Three Conservative MPs have quit the party today and joined former Labour MPs in the new Independent Group.
Remain backing Tories Sarah Woolaston, Anna Soubry and Heidi Allen resigned the whip on Wednesday morning. The three are vocal critics of Brexit.
Speaking at a press conference the three MPs explained their decision to break away from the Tories.
Heidi Allen blamed Brexit and her former party’s approach to welfare reforms.
She said: “I can no longer represent a government and a party who can’t open their eyes to the suffering endured by the most vulnerable in society, suffering which we have deepened whilst having the power to fix.”
Sarah Woolaston blamed Theresa May’s refusal to rule out a no-deal Brexit.
She said: “I think that what we now see is the party, that was once the most trusted on the economy and business, is now marching us to the cliff-edge of a no-deal Brexit.”
It is with a heavy heart I have today resigned from the Conservative Party. pic.twitter.com/q0j7m5ylUX
— Anna Soubry MP (@Anna_Soubry) February 20, 2019
Anna Soubry urged other MPs to join the caucus of former Tory and Labour MPs.

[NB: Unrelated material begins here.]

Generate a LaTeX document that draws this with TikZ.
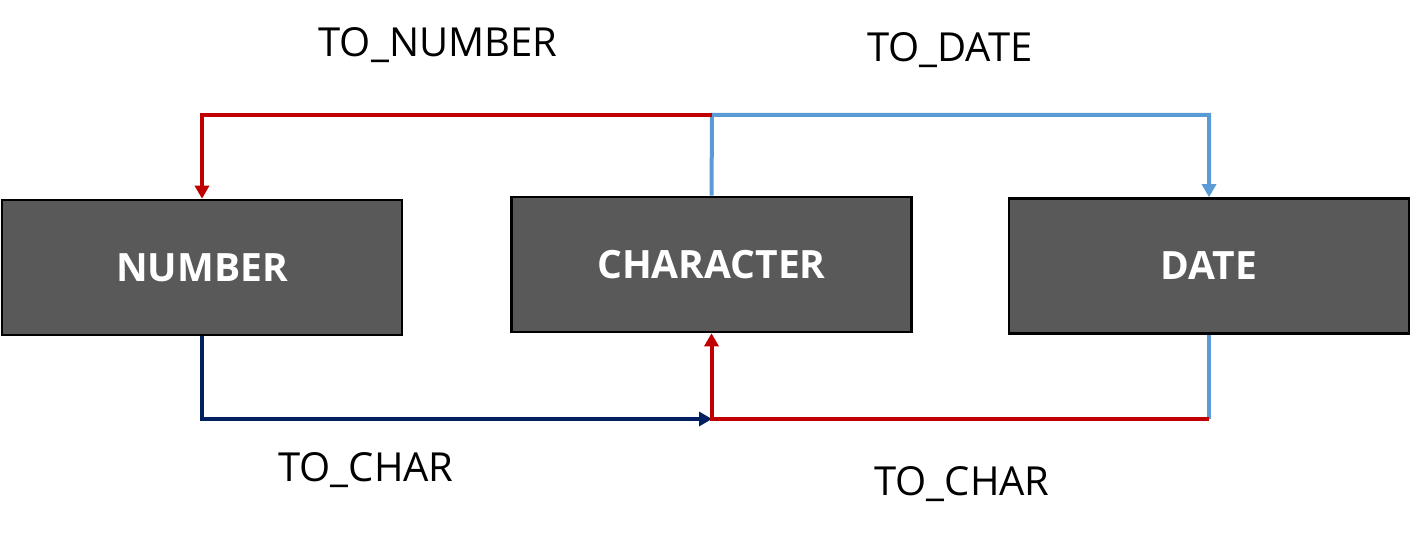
\documentclass[tikz,border=0pt]{standalone}
\usepackage{fontspec}
\setmainfont{Open Sans}
\usetikzlibrary{positioning}
\usetikzlibrary{arrows.meta}
\definecolor{boxgray}{HTML}{595959}
\definecolor{convred}{HTML}{C00000}
\definecolor{convblue}{HTML}{5B9BD5}
\definecolor{convnavy}{HTML}{002060}
\tikzset{
	every node/.style={align=center},
	typebox/.style={draw=black,line width=1.3pt,fill=boxgray,minimum width=200pt,minimum height=67.5pt,text=white,font=\bfseries\fontsize{19.5}{23}\selectfont},
	convlabel/.style={font=\fontsize{20}{24}\selectfont},
	conv/.style={line width=2pt},
	tip/.style={-{Triangle[width=7pt,length=6.5pt]}},
}

\begin{document}
\begin{tikzpicture}[x=0.5pt,y=-0.5pt]
	\useasboundingbox (0,0) rectangle (1411,534);

	% type boxes.....................
	\node [typebox] (number) at (202,267.5) {NUMBER};
	\node [typebox] (character) at (711.5,264.5) {CHARACTER};
	\node [typebox] (date) at (1209,266) {DATE};

	% bend points......................
	\coordinate (top) at (712,115);
	\coordinate (bottom) at (712,419);

	% TO_DATE...................
	\draw [conv,convblue,tip] (character.north) -- (top) -| (date.north);

	% TO_NUMBER...................
	\draw [conv,convred,tip] (top) -| (number.north);

	% TO_CHAR from NUMBER...................
	\draw [conv,convnavy,tip] (number.south) |- (bottom);

	% TO_CHAR from DATE...................
	\draw [conv,convblue] (date.south) -- (date.south |- bottom);
	\draw [conv,convred,tip] (date.south |- bottom) -| (character.south);

	% labels......................
	\node [convlabel] (tonumber) at (438,45) {TO\_NUMBER};
	\node [convlabel] (todate) at (950,50) {TO\_DATE};
	\node [convlabel] (tocharleft) at (366,470) {TO\_CHAR};
	\node [convlabel] (tocharright) at (962,484) {TO\_CHAR};

\end{tikzpicture}
\end{document}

She said that the battle for the Conservative party was ‘over’.
“The right wing, the hardline anti-EU awkward squad that have destroyed every leader for the last 40 years are now running the Conservative Party from top to toe. They are the Conservative Party,” she said.
“Dear friends and now former colleagues who share those one-nation values and principles will of course today deny it, but I believe in their heads and in their hearts they know it’s over.”
Seven Labour MPs quit their party on Monday to form The Independent Group – a coalition of MPs who will vote together in the Commons but who are not an official political party.
Another Labour MP, Joan Ryan, quit last night to join the group, blaming Jeremy Corbyn’s ‘dereliction of duty’ in failing to tackle anti-Semitism within Labour.
Mrs May said: “I am saddened by this decision – these are people who have given dedicated service to our party over many years, and I thank them for it.
“Of course, the UK’s membership of the EU has been a source of disagreement both in our party and our country for a long time. Ending that membership after four decades was never going to be easy.
“But by delivering on our manifesto commitment and implementing the decision of the British people we are doing the right thing for our country. And in doing so, we can move forward together towards a brighter future.
“I am determined that under my leadership the Conservative Party will always offer the decent, moderate and patriotic politics that the people of this country deserve.”
What does it mean for the Conservative Party?
The departure erodes Theresa May’s already fragile hold on power in Parliament as she battles to drum up support for her unpopular Brexit deal.
The split is the culmination of years of infighting within the Conservative Party over Brexit as Eurosceptics push for a hard Brexit and Remainers battle for a closer relationship with the EU.
The Prime Minister now has a working majority of just eight, including DUP MPs on whom she relies for support.
Political scientists professor John Curtice suggested the departure of the three Remainers could push to PM towards a harder Brexit.
He said: “Now she has lost [the three MPs], she certainly isn’t going to have any further incentive to move in the direction of a softer Brexi tand probably feels even more impelled to try and come up with something on her Brexit deal that will keep the ERG happy that the EU will buy into.”
What does it mean for Labour?
The departures from Labour are a clear sign to Jeremy Corbyn that his MPs do not such his approach to Labour.
He stands accused of colluding with the Tories to push through their hard Brexit and is under growing pressure to back a second referendum.
Professor Curtis said: “These developments do potentially put pressure on Jeremy Corbyn.
“And they say ‘Look, we know you need to hang on to your Leave voters but at the end of the day you need to understand that there are far more strong Remain voters inside the Labour coalition than there are strong Leave voters and if you allow that group to be tempted away by what is now an avowedly pro-Remain group this is going to do nothing for your electoral chances.’
“So the difficulties for Jeremy Corbyn about how he positions his party to keep his party together, those choices are the ones that have been made more difficult by the developments of the last 72 hours.”